Archived Forum Post

Index of archived forum posts

Question:

Character Encoding vs. Content-Type Encoding

Feb 20 '13 at 20:34

I am using the Perl library. Been running into an issue and hopefully you can shed some light.

I've been going back and forth for months with certain Japanese users who are unable to read our email.

When I asked the customer to send me an example of an email (from a different provider) that was readable, I noticed that email had a content type of iso-2022-jp with an encoding of base64.

Using your library, if I send an email with Japanese html content, you are setting the content type to "shift_jis" however you are still encoding the email with quoted-printable.

According to your docs, I thought that if you select shift_jis, you would also select base64 encoding. I'm making an assumption that this is the reason some Japanese users are unable to view our mail.

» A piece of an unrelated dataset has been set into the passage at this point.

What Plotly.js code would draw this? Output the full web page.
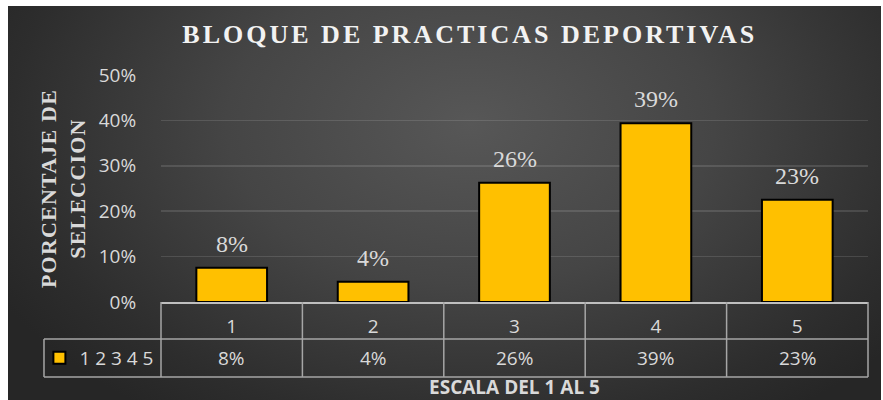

Attached is an example email that our system is creating. Is this right? Shouldn't it be encoded in base64?

Answer

Character encoding and Content-Transfer-Encoding encoding are two entirely different things.

A character encoding specifies the exact bytes used to represent each character in a language. For example:

Consider this character: É

In the iso-8859-1 character encoding, it is represented by a single byte: 0xC9
In the utf-8 character encoding, it is represented by a two bytes: 0xC3 0x89
In the ucs-2 character encoding, it is represented by a two bytes: 0x00 0xC9

The Content-Transfer-Encoding encoding of a MIME message indicates how the bytes comprising the body are encoded (if encoded at all). For historical reasons, it was important for many mail processors that MIME messages be comprised of 7bit printable (us-ascii) chars with maximum line-lengths. Non-text data, such as attached images or non-English text containing 8bit character encodings, are encoded most commonly using either base64 or quoted-printable (see http://en.wikipedia.org/wiki/MIME)

The Content-Transfer-Encoding has nothing to do with the character encoding of the text. The character encoding determines the bytes used to represent each char. The Content-Transfer-Encoding determines how MIME body bytes are encoded. The MIME body bytes might happen to be text, image data, or anything else.

It's perfectly valid to choose either quoted-printable or base64 in any situation. Any MIME reader should decode according to the Content-Transfer-Encoding and the result will be the same. The only reason for choosing one over the other is probably due to size. Base64 is good for non-text data, or character data where the vast majority of characters are non-us-ascii. This would result in a 4/3rds increase in size, because every 3 bytes is represented as 4 printable chars. Quoted-printable is more efficient for text data where a large majority of chars are 7bit us-ascii, such as with European languages with accented chars, or perhaps HTML where the HTML tags and markup account for a large portion of the text.